* _Given instruction_: Go through the material below and copy all lines with "this".
___
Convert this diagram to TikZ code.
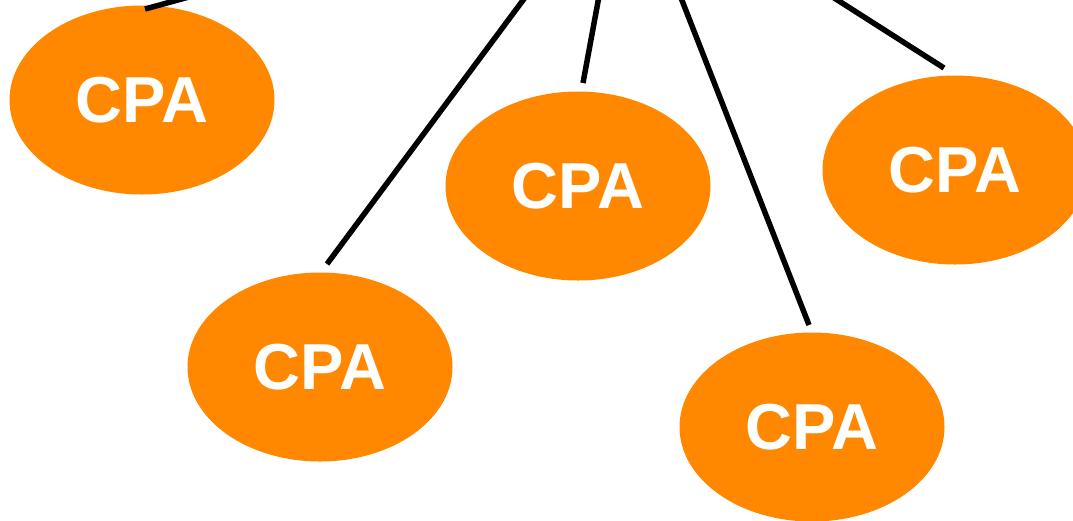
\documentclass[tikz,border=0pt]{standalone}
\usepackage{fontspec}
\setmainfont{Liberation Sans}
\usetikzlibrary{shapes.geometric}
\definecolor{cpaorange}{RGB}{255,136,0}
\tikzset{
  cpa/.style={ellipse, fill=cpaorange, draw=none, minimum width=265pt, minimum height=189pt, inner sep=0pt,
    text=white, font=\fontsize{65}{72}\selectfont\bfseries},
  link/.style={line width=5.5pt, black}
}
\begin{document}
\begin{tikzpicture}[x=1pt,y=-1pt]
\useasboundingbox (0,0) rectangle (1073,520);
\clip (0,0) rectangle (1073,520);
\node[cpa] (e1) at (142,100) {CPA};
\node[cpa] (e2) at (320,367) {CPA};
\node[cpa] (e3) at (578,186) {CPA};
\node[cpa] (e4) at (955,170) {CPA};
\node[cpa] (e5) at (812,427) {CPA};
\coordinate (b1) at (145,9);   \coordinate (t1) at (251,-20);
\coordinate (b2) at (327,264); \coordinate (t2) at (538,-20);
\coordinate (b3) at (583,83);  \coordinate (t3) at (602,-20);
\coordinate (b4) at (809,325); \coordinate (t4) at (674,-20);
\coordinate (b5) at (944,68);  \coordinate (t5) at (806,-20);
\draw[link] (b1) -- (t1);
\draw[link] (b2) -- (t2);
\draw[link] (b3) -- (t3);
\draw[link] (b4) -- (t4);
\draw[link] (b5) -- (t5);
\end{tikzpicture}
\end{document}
___
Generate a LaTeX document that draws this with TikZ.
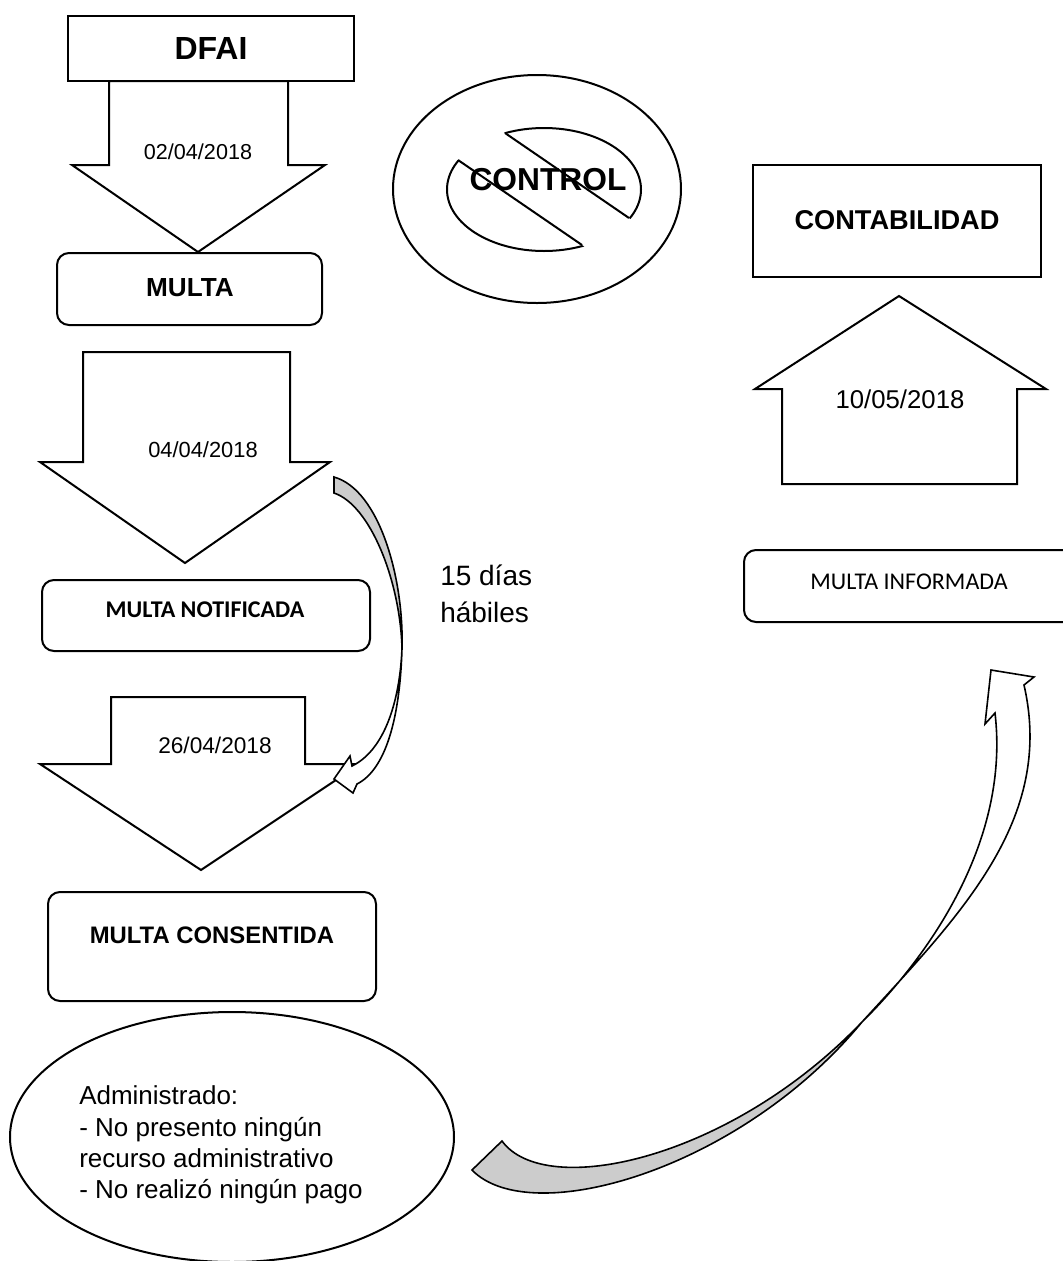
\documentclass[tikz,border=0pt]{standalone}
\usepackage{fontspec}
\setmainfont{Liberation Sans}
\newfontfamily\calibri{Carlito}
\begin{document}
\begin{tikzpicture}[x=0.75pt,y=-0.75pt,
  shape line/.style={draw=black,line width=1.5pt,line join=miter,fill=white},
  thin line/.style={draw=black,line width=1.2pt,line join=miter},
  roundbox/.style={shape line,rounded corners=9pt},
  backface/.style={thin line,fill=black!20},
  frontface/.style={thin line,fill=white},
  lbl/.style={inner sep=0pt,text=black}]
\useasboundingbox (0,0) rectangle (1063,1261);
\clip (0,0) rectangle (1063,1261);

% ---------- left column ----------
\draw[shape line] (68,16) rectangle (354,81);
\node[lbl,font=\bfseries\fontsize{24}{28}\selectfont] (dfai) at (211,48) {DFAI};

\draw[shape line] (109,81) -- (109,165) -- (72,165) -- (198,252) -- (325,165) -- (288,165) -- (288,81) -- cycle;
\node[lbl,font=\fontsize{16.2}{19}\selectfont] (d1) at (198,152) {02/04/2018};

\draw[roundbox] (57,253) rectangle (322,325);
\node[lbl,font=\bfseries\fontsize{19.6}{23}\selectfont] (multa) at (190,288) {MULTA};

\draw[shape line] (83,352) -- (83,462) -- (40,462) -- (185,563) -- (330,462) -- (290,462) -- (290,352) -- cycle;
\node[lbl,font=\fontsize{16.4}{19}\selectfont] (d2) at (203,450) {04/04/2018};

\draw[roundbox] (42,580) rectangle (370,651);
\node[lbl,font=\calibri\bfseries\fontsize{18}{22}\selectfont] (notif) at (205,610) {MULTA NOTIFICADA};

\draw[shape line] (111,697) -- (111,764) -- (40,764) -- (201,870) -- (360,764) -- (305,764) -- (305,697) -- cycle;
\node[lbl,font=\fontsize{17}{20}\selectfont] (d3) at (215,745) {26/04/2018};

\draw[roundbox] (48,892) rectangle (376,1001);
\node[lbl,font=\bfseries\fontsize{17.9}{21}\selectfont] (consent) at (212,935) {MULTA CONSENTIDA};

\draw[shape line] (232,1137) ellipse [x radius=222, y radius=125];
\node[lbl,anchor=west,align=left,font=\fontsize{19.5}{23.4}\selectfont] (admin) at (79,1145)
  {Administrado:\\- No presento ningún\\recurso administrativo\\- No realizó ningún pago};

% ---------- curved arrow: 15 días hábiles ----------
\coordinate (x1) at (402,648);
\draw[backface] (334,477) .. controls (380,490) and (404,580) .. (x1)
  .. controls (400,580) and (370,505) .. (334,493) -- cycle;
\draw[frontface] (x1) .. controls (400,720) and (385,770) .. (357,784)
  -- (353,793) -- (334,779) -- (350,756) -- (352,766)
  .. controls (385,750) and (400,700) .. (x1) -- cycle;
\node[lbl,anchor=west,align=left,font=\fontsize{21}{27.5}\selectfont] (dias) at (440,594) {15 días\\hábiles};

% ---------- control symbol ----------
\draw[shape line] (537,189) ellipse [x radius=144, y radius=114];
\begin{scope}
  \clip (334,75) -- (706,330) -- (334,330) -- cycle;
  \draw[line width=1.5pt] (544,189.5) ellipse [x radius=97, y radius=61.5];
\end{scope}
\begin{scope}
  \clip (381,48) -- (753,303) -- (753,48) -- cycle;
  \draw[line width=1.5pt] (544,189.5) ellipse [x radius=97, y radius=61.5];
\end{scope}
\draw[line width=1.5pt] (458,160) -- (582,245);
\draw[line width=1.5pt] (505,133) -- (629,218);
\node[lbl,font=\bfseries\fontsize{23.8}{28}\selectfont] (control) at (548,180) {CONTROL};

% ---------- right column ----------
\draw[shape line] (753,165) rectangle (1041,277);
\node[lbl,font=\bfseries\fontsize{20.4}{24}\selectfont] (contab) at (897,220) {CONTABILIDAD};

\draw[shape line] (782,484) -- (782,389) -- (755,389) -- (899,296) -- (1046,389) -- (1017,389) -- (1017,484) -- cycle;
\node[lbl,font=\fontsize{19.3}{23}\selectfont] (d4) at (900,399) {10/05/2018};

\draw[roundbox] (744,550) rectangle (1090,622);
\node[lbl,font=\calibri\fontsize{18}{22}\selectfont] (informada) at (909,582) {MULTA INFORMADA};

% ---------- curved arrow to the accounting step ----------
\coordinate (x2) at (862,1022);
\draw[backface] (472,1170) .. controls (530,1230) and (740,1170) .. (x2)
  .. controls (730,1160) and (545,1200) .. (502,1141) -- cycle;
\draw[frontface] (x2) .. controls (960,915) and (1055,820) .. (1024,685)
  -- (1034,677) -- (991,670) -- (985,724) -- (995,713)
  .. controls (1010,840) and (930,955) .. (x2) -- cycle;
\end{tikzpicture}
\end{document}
___
* _Answer to the task_:
Convert this diagram to TikZ code.
Generate a LaTeX document that draws this with TikZ.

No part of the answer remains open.